Task to carry out
Quote exactly the lines from the line containing "Write the matplotlib code for this chart." to the line containing "fig.savefig('out.png', dpi=100)", both lines included, please, and nothing more.

Records provided
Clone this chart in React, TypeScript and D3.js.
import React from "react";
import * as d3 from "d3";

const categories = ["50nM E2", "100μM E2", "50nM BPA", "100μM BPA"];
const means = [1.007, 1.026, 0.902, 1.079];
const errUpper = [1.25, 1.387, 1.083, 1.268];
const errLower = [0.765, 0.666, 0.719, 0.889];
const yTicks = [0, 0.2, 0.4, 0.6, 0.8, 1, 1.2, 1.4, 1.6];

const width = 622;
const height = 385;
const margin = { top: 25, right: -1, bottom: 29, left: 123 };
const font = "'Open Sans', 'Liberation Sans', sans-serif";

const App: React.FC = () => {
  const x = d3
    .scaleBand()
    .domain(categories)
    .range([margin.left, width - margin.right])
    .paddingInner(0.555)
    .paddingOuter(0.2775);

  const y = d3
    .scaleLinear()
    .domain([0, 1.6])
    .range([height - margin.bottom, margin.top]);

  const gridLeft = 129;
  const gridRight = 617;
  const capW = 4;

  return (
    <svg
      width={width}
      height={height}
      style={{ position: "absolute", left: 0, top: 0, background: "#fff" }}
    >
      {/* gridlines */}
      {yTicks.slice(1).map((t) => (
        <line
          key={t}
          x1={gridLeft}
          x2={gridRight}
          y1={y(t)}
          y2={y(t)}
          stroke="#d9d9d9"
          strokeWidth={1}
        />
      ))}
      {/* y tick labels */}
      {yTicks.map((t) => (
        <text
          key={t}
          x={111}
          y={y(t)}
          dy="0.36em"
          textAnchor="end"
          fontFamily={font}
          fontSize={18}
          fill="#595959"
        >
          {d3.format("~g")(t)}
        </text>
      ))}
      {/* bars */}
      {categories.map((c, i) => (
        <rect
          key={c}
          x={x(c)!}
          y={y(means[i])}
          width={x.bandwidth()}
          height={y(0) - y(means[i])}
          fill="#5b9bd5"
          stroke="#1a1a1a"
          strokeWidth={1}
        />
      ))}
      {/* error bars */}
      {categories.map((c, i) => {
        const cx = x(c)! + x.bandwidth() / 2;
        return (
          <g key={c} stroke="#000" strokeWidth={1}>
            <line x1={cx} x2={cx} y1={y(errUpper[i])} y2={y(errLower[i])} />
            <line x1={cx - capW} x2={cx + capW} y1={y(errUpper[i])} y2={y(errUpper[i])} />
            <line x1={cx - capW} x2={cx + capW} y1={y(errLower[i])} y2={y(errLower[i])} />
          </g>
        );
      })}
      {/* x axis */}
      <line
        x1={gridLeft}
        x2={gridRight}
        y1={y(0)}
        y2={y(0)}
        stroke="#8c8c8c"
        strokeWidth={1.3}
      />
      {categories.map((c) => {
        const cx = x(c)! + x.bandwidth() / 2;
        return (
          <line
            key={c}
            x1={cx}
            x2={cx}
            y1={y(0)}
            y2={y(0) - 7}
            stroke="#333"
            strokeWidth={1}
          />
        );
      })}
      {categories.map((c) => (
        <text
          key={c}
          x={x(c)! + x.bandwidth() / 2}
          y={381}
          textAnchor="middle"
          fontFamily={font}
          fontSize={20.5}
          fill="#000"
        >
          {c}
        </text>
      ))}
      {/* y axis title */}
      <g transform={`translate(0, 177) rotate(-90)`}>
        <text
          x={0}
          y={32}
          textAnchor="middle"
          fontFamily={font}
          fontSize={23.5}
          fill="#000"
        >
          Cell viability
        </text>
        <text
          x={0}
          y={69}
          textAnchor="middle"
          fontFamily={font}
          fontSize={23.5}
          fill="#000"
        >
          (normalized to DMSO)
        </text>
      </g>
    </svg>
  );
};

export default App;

==

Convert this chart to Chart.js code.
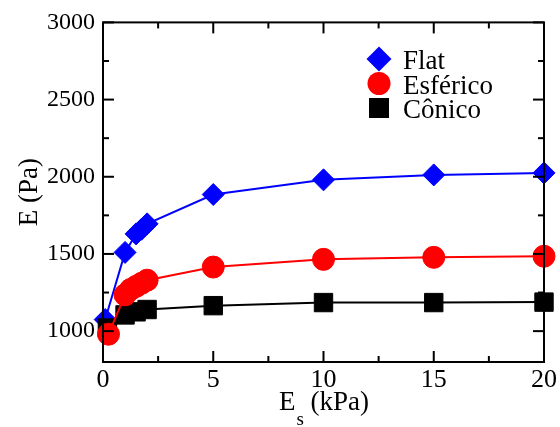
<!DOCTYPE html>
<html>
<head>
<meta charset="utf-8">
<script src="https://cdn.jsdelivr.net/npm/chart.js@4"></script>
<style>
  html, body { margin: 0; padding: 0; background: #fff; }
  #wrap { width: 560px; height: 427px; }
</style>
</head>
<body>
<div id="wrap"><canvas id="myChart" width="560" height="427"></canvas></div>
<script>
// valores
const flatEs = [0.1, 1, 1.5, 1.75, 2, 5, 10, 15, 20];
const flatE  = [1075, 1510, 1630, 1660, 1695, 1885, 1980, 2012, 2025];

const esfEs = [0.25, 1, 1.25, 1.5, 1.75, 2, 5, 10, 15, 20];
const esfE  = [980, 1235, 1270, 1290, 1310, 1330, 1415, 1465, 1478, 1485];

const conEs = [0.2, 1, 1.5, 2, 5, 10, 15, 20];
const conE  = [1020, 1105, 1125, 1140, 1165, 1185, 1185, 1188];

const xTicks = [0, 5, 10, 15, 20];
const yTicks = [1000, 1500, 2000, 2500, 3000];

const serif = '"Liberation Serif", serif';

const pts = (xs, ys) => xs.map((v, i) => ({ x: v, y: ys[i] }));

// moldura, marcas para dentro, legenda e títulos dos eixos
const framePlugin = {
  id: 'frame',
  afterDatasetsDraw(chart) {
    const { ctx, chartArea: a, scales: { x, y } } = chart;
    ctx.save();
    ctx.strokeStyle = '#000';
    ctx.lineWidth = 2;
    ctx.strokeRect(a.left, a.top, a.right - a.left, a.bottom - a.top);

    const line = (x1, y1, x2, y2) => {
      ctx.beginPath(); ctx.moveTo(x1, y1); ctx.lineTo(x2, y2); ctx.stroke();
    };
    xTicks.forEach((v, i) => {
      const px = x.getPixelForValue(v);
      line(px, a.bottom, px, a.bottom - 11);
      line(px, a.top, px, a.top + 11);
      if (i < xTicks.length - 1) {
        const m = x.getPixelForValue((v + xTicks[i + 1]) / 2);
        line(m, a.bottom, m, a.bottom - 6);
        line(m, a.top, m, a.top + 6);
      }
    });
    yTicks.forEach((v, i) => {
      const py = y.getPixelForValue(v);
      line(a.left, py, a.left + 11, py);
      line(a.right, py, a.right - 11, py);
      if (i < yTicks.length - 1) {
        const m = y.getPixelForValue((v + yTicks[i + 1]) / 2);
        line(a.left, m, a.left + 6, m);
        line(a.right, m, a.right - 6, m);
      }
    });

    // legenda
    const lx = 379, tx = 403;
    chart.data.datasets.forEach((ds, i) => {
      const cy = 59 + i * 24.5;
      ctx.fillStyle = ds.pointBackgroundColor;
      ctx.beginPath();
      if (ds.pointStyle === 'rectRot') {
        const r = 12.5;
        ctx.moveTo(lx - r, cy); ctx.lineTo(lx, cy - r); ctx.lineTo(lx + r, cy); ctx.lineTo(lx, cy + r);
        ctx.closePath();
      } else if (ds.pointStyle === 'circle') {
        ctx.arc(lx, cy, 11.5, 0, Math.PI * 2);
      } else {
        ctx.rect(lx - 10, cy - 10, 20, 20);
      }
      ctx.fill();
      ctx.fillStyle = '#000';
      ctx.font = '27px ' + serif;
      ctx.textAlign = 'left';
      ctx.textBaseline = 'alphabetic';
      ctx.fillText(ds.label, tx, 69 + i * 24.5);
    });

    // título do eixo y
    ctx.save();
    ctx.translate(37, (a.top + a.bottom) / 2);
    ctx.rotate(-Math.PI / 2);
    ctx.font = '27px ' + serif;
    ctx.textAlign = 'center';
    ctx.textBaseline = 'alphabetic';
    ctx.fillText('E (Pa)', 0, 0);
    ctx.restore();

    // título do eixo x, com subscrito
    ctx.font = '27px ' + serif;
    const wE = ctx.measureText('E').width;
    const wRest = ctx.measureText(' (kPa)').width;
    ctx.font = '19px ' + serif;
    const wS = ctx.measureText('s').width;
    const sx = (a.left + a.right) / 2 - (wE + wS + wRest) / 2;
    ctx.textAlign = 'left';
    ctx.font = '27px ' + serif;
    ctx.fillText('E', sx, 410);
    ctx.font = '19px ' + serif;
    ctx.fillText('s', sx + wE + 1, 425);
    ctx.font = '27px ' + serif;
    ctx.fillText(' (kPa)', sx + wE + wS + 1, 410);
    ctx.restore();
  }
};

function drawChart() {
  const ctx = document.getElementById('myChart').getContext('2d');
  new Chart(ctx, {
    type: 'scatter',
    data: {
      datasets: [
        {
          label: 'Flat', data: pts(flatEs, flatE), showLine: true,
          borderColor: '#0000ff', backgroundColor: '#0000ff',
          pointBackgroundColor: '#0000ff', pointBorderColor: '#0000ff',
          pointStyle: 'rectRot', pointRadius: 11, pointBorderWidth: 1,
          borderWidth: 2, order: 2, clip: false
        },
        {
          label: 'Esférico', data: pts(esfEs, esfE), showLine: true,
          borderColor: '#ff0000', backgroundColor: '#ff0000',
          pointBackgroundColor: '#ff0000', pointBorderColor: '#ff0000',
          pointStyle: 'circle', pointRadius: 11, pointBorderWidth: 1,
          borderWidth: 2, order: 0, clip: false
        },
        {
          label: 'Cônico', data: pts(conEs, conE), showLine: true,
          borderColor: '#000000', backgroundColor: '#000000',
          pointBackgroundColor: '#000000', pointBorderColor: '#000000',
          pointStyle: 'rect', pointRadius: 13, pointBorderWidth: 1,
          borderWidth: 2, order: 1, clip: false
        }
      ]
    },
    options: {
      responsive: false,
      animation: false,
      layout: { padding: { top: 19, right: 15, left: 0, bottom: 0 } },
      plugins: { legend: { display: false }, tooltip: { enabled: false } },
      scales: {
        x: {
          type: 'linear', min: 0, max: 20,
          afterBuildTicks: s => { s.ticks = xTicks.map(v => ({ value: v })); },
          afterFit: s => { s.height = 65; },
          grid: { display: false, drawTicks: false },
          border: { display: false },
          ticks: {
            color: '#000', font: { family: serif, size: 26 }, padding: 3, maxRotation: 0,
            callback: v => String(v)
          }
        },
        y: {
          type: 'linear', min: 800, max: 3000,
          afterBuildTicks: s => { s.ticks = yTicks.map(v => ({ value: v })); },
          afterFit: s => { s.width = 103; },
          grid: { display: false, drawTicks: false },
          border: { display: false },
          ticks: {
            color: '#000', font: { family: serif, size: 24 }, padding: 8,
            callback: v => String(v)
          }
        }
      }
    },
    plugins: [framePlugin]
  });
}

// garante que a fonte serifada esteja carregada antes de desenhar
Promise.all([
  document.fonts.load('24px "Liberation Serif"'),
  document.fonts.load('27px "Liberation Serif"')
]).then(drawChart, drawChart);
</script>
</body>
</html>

---

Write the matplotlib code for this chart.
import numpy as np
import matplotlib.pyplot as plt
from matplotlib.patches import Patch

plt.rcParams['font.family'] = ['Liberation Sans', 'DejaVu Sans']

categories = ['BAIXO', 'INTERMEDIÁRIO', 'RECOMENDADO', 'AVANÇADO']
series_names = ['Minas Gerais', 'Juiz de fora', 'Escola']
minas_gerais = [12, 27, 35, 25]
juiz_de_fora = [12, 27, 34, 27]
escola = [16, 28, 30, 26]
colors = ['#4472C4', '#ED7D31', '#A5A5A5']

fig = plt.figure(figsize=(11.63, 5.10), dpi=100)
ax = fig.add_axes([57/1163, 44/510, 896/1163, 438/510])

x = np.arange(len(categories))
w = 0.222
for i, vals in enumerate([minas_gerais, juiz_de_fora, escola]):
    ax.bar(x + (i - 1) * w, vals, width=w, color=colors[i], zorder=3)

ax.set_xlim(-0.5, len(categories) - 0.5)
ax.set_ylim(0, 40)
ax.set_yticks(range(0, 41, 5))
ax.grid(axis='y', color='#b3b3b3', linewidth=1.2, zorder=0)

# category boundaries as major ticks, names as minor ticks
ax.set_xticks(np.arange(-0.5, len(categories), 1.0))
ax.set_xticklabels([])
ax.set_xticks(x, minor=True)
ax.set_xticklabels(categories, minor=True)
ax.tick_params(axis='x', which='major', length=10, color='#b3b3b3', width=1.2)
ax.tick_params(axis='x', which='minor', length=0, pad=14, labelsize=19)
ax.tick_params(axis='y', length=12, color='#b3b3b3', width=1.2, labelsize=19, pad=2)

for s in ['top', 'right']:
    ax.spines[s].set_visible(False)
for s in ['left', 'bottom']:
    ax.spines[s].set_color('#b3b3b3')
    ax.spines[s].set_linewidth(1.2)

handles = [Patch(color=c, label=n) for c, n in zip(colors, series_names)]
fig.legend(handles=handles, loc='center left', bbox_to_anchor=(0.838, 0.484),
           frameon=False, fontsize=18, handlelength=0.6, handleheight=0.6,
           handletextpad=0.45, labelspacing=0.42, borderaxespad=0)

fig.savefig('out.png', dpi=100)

Reply to the task
Write the matplotlib code for this chart.
import numpy as np
import matplotlib.pyplot as plt
from matplotlib.patches import Patch

plt.rcParams['font.family'] = ['Liberation Sans', 'DejaVu Sans']

categories = ['BAIXO', 'INTERMEDIÁRIO', 'RECOMENDADO', 'AVANÇADO']
series_names = ['Minas Gerais', 'Juiz de fora', 'Escola']
minas_gerais = [12, 27, 35, 25]
juiz_de_fora = [12, 27, 34, 27]
escola = [16, 28, 30, 26]
colors = ['#4472C4', '#ED7D31', '#A5A5A5']

fig = plt.figure(figsize=(11.63, 5.10), dpi=100)
ax = fig.add_axes([57/1163, 44/510, 896/1163, 438/510])

x = np.arange(len(categories))
w = 0.222
for i, vals in enumerate([minas_gerais, juiz_de_fora, escola]):
    ax.bar(x + (i - 1) * w, vals, width=w, color=colors[i], zorder=3)

ax.set_xlim(-0.5, len(categories) - 0.5)
ax.set_ylim(0, 40)
ax.set_yticks(range(0, 41, 5))
ax.grid(axis='y', color='#b3b3b3', linewidth=1.2, zorder=0)

# category boundaries as major ticks, names as minor ticks
ax.set_xticks(np.arange(-0.5, len(categories), 1.0))
ax.set_xticklabels([])
ax.set_xticks(x, minor=True)
ax.set_xticklabels(categories, minor=True)
ax.tick_params(axis='x', which='major', length=10, color='#b3b3b3', width=1.2)
ax.tick_params(axis='x', which='minor', length=0, pad=14, labelsize=19)
ax.tick_params(axis='y', length=12, color='#b3b3b3', width=1.2, labelsize=19, pad=2)

for s in ['top', 'right']:
    ax.spines[s].set_visible(False)
for s in ['left', 'bottom']:
    ax.spines[s].set_color('#b3b3b3')
    ax.spines[s].set_linewidth(1.2)

handles = [Patch(color=c, label=n) for c, n in zip(colors, series_names)]
fig.legend(handles=handles, loc='center left', bbox_to_anchor=(0.838, 0.484),
           frameon=False, fontsize=18, handlelength=0.6, handleheight=0.6,
           handletextpad=0.45, labelspacing=0.42, borderaxespad=0)

fig.savefig('out.png', dpi=100)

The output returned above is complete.